一体どのような内容を結ぶのか項目を見てみましょう。契約内容を網羅しておくことで、管理すべき点への理解も深まります。

「労働者派遣契約」では次の事項を定めます。
(※以下、派遣法第26条より引用)

No 事項内容
No.1 派遣労働者が従事する業務の内容
No.2 派遣労働者が従事する業務に伴う責任の程度
No.3 派遣先の事業所の名称、所在地、部署、電話番号、および組織単位(「組織の長の職名」明記だと尚望ましい)
No.4 指揮命令者の部署、役職、氏名
No.5 労働者派遣の期間及び派遣就業をする日
No.6 派遣就業の開始、終了の時刻及び休憩時間
No.7 安全及び衛生に関する事項
No.8 派遣労働者から申出を受けた苦情の処理に関する事項
No.9 派遣スタッフの新たな就業の機会の確保、派遣スタッフに対する休業手当等の支払に要する費用を確保するための当該費用負担に関する措置その他労働者派遣契約の解除に当たって講ずる派遣労働者の雇用の安定を図るために必要な措置に関する事項
No.10 派遣契約が紹介予定派遣である場合は、当該職業紹介により従事すべき業務の内容及び労働条件その他の当該紹介予定派遣に関する事項
No.11 派遣元および派遣先責任者の役職、氏名および連絡方法(電話番号)
No.12 時間外労働および休日労働に関する事項
No.13 派遣労働者の福祉の増進のための便宜を供与する旨の定めをした場合には、当該便宜の供与に関する事項
No.14 派遣先が派遣労働者を雇用する場合の紛争防止措置
No.15 派遣労働者を協定対象派遣労働者に限定するか否かの別
No.16 派遣労働者を無期雇用派遣労働者又は60歳以上の者に限定するか否かの別
No.17 派遣受入期間の制限を受けない業務について行う労働者派遣に関する事項
No.18 派遣労働者の人数
No.19 派遣元の労働者派遣事業許可番号
Check!
派遣会社と派遣先企業は、派遣法第26条に基づいて個別の派遣就業条件に関する事項を具体的に定める必要があるほか、それを書面に記載して残しておかなければなりません。

5. 派遣先管理台帳の管理

派遣スタッフを管理する上で、もう一つとても重要なことがあります。
それは、派遣スタッフの受入事業所ごとに「派遣先管理台帳」を作成することです。

下記項目を、派遣会社へ通知する必要があります。
また、派遣先管理台帳は受け入れる派遣スタッフごとに作成し、派遣契約終了した日から3年間保存する義務もあるので覚えておきましょう。

派遣先管理台帳の項目
派遣労働者の氏名
派遣労働者が60歳以上の者であるか否か
派遣元事業主・事業所の名称
派遣元事業主の事業所の所在地
業務の内容
無期雇用か有期雇用か
派遣先の事業所の名称、就業場所及び組織単位、所在地
派遣元責任者・派遣先責任者
就業状況(就業日・勤務時間・休憩時間・休日など)
社会・労働保険の有無
教育訓練の実施日時・内容
紹介予定派遣の場合はその旨について

通知の方法
一定の期日を決めて1カ月に1回以上、派遣スタッフごとに通知事項に係る項目を書面、電子メール、ファクシミリ等で通知します。

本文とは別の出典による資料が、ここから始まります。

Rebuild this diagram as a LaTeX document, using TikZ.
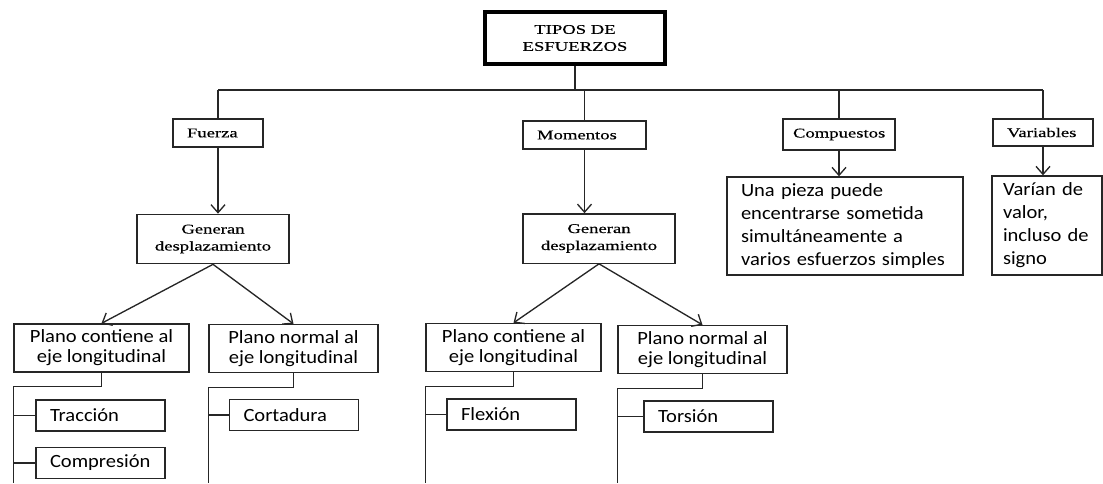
\documentclass[tikz,border=0pt]{standalone}
\usepackage{fontspec}
\usetikzlibrary{arrows.meta}
\newfontfamily\serfont[FakeStretch=1.4,FakeBold=0.4]{Liberation Serif}
\newfontfamily\calfont[FakeStretch=1.1]{Carlito}

\tikzstyle{box}=[draw=black!85,line width=1pt,inner ysep=0pt,font=\serfont\fontsize{10}{12.75}\selectfont]
\tikzstyle{head box}=[box,align=left,inner xsep=10.5pt,minimum height=21pt]
\tikzstyle{gen box}=[box,align=center,minimum width=114pt,minimum height=37pt]
\tikzstyle{text box}=[box,font=\calfont\fontsize{14}{17.25}\selectfont,align=left,inner xsep=10.5pt]
\tikzstyle{plano box}=[box,font=\calfont\fontsize{14}{15}\selectfont,align=center,minimum height=36pt]
\tikzstyle{leaf box}=[box,font=\calfont\fontsize{14}{15}\selectfont,text width=75.75pt,align=left,inner xsep=10.5pt,minimum height=23.25pt]
\tikzstyle{edge}=[draw,line width=1pt,black!85]
\tikzstyle{arrow edge}=[edge,-{Straight Barb[length=6pt,width=10.5pt]}]

\begin{document}
\begin{tikzpicture}[x=0.75pt,y=-0.75pt]
	\useasboundingbox (0,0) rectangle (1103,483);
			% Root and first level
			\node[box,draw=black,line width=2.4pt,align=center,minimum width=135pt,minimum height=39pt] (tipos) at (575,38) {TIPOS DE\\ESFUERZOS};
			\node[head box,text width=46.5pt] (fuerza) at (218,133) {Fuerza};
			\node[head box,text width=71.25pt] (momentos) at (584.5,135) {Momentos};
			\node[head box,text width=69pt,inner xsep=7.5pt,minimum height=23.25pt] (compuestos) at (839,134.5) {Compuestos};
			\node[head box,text width=54pt,minimum height=20.25pt] (variables) at (1043,132.5) {Variables};
			% Second level
			\node[gen box] (genF) at (213,239) {Generan\\desplazamiento};
			\node[gen box] (genM) at (599,238.5) {Generan\\desplazamiento};
			\node[text box,text width=156pt,minimum height=73.5pt] (compTxt) at (845,226) {Una pieza puede\\encentrarse sometida\\simultáneamente a\\varios esfuerzos simples};
			\node[text box,text width=66pt,inner xsep=8.25pt,minimum height=74.25pt] (varTxt) at (1047,225.5) {Varían de\\valor,\\incluso de\\signo};
			% Planes
			\node[plano box,minimum width=131.25pt] (pcF) at (101.5,348) {Plano contiene al\\eje longitudinal};
			\node[plano box,minimum width=126.75pt] (pnF) at (293.5,348.5) {Plano normal al\\eje longitudinal};
			\node[plano box,minimum width=131.25pt] (pcM) at (513.5,347.5) {Plano contiene al\\eje longitudinal};
			\node[plano box,minimum width=126.75pt] (pnM) at (702.5,349.5) {Plano normal al\\eje longitudinal};
			% Leaves
			\node[leaf box] (traccion) at (100.5,415.5) {Tracción};
			\node[leaf box] (compresion) at (100.5,463) {Compresión};
			\node[leaf box] (cortadura) at (294,415) {Cortadura};
			\node[leaf box] (flexion) at (511.5,414.5) {Flexión};
			\node[leaf box] (torsion) at (708.5,416.5) {Torsión};
			\coordinate (busL) at (218,90);
			\coordinate (busR) at (1043,90);
			\coordinate (floor) at (0,483);
	    		% Connect the root with the first level
			\path[edge] (busL) -- (busR);
			\path[edge] (tipos.south) -- (tipos.south |- busL);
			\foreach \dest in {fuerza,momentos,compuestos,variables}
				\path[edge] (\dest.north |- busL) -- (\dest.north);
	   		% Arrows down
	   		\foreach \source/ \dest in {fuerza/genF, momentos/genM, compuestos/compTxt, variables/varTxt}
	        		\path[arrow edge] (\source.south) -- (\source.south |- \dest.north);
	   		\foreach \source/ \dest in {genF/pcF, genF/pnF, genM/pcM, genM/pnM}
	        		\path[arrow edge] (\source.south) -- (\dest.north);
	   		% Trees below the planes
	   		\foreach \plano in {pcF,pnF,pcM,pnM}
	        		\path[edge] (\plano.south) -- ++(0,14) -| (\plano.west |- floor);
	   		\foreach \plano/ \leaf in {pcF/traccion, pcF/compresion, pnF/cortadura, pcM/flexion, pnM/torsion}
	        		\path[edge] (\leaf.west -| \plano.west) -- (\leaf.west);
		\end{tikzpicture}
\end{document}
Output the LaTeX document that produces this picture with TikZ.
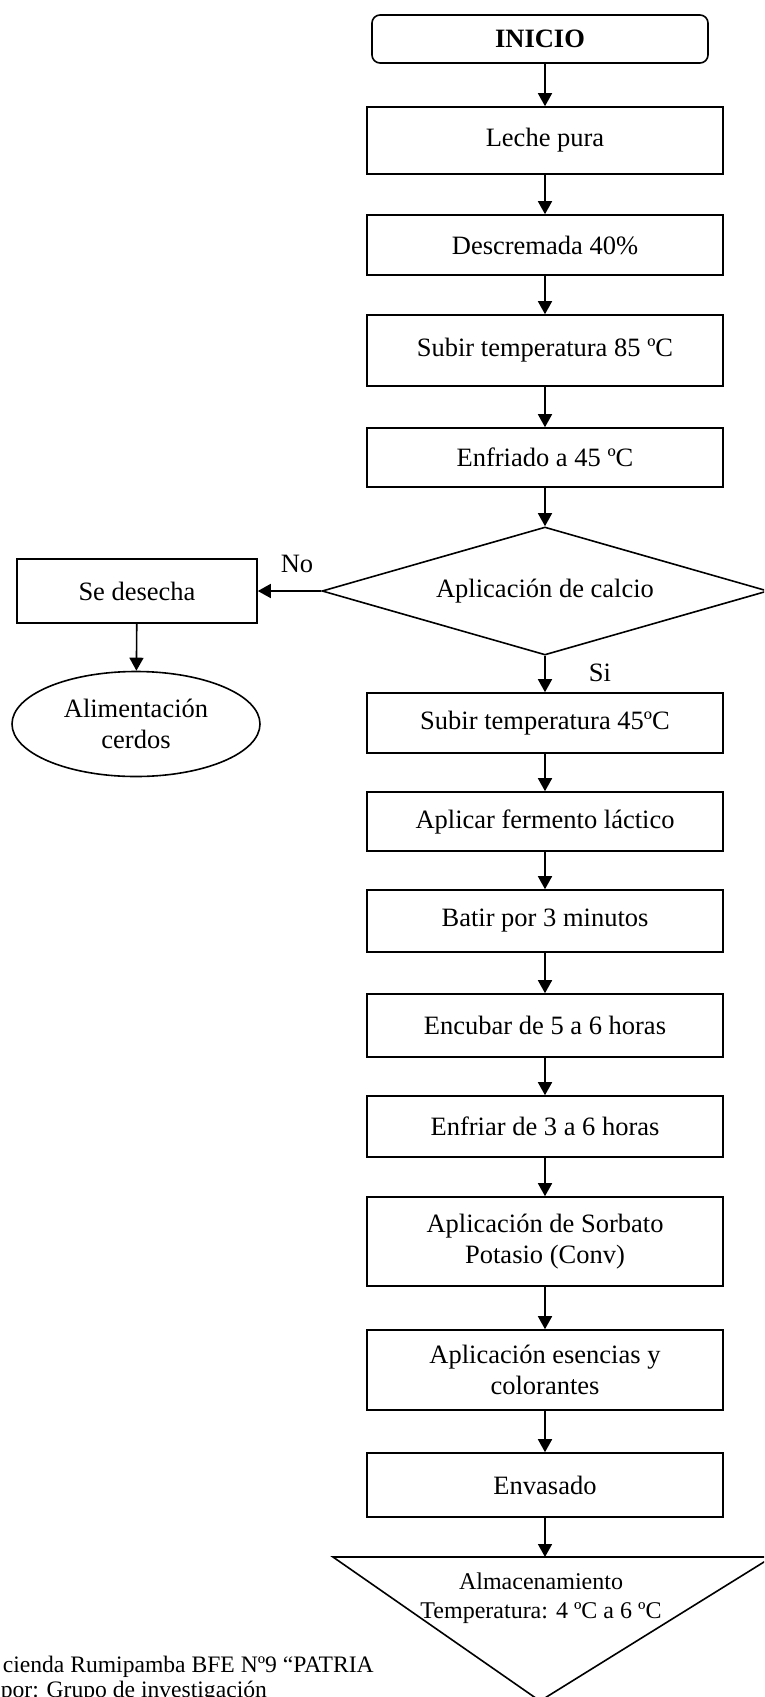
\documentclass[tikz,border=0pt]{standalone}
\usepackage{fontspec}
\setmainfont{Liberation Serif}
\usetikzlibrary{arrows.meta,shapes.geometric}
\begin{document}
\begin{tikzpicture}[x=1pt,y=-1pt,
  every node/.style={font=\fontsize{26.5}{31}\selectfont, inner sep=0pt},
  proc/.style={draw, line width=1.6pt, minimum width=356pt, align=center},
  conn/.style={line width=1.6pt, -{Triangle[length=13pt,width=14pt]}},
  lbl/.style={font=\fontsize{26.5}{31}\selectfont},
  foot/.style={font=\fontsize{23.6}{28}\selectfont, anchor=base west},
  line width=1.6pt]
\useasboundingbox (0,0) rectangle (764,1697);
\clip (0,0) rectangle (764,1697);
% main column
\node[draw, rounded corners=8pt, minimum width=336pt, minimum height=48pt,
      font=\fontsize{26.5}{31}\selectfont\bfseries] (inicio) at (540,39) {INICIO};
\node[proc, minimum height=67pt] (leche) at (545,140.5) {Leche pura};
\node[proc, minimum height=60pt] (desc) at (545,245) {Descremada 40\%};
\node[proc, minimum height=71pt] (sub85) at (545,350.5) {\raisebox{6pt}{Subir temperatura 85 ºC}};
\node[proc, minimum height=59pt] (enf45) at (545,457.5) {Enfriado a 45 ºC};
\node[diamond, draw, minimum width=446pt, minimum height=128pt, shape aspect=3.48] (calcio) at (545,591) {Aplicación de calcio};
\node[proc, minimum width=240pt, minimum height=64pt] (desecha) at (137,591) {Se desecha};
\node[ellipse, draw, minimum width=248pt, minimum height=105pt, align=center] (cerdos) at (136,724) {Alimentación\\cerdos};
\node[proc, minimum height=60pt] (sub45) at (545,723) {Subir temperatura 45ºC};
\node[proc, minimum height=59pt] (ferm) at (545,821.5) {Aplicar fermento láctico};
\node[proc, minimum height=62pt] (batir) at (545,921) {Batir por 3 minutos};
\node[proc, minimum height=63pt] (encub) at (545,1025.5) {Encubar de 5 a 6 horas};
\node[proc, minimum height=61pt] (enfriar) at (545,1126.5) {Enfriar de 3 a 6 horas};
\node[proc, minimum height=89pt] (sorb) at (545,1241.5) {Aplicación de Sorbato\\Potasio (Conv)};
\node[proc, minimum height=80pt] (esen) at (545,1370) {Aplicación esencias y\\colorantes};
\node[proc, minimum height=64pt] (envas) at (545,1485) {Envasado};
% storage triangle
\coordinate (almtop) at (545,1557);
\draw (333,1557) -- (772,1557) -- (540,1701) -- cycle;
\node[align=center, font=\fontsize{24}{29.5}\selectfont] (alm) at (541,1598) {Almacenamiento\\Temperatura: 4 ºC a 6 ºC};
% connectors
\draw[conn] (inicio.south -| leche.north) -- (leche.north);
\draw[conn] (leche) -- (desc);
\draw[conn] (desc) -- (sub85);
\draw[conn] (sub85) -- (enf45);
\draw[conn] (enf45) -- (calcio);
\draw[conn] (calcio.west) -- (desecha.east);
\draw[conn] (desecha) -- (cerdos);
\draw[conn] (calcio.south) -- (sub45.north);
\draw[conn] (sub45) -- (ferm);
\draw[conn] (ferm) -- (batir);
\draw[conn] (batir) -- (encub);
\draw[conn] (encub) -- (enfriar);
\draw[conn] (enfriar) -- (sorb);
\draw[conn] (sorb) -- (esen);
\draw[conn] (esen) -- (envas);
\draw[conn] (envas) -- (almtop);
% labels
\node[lbl] (no) at (297,564) {No};
\node[lbl] (si) at (600,673) {Si};
% footer
\node[foot] (f1) at (2,1672) {cienda Rumipamba BFE Nº9 “PATRIA};
\node[foot] (f2) at (0,1697) {por: Grupo de investigación};
\end{tikzpicture}
\end{document}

派遣先企業が実施する派遣スタッフの管理項目は、就業環境や勤怠状況など、実際に業務を行う場でしか確認できないことばかりです。
そして、業務指示をするのは派遣先企業なので、きちんと体制を整え、業務を遂行するのに滞りがないよう環境を維持する仕組みを作る必要があります。

快適に業務を遂行する体制構築は、結果として業務効率の向上にもつながります。
派遣スタッフの就業中はもちろん、就業前からも予め管理項目をチェックし、スムーズに業務が出来るように整えておきましょう。

6. まとめ

この記事では、派遣先企業が管理すべき事項についてご紹介しました。
派遣スタッフを受け入れる際、これらの漏れがないようきちんと管理するようにしましょう。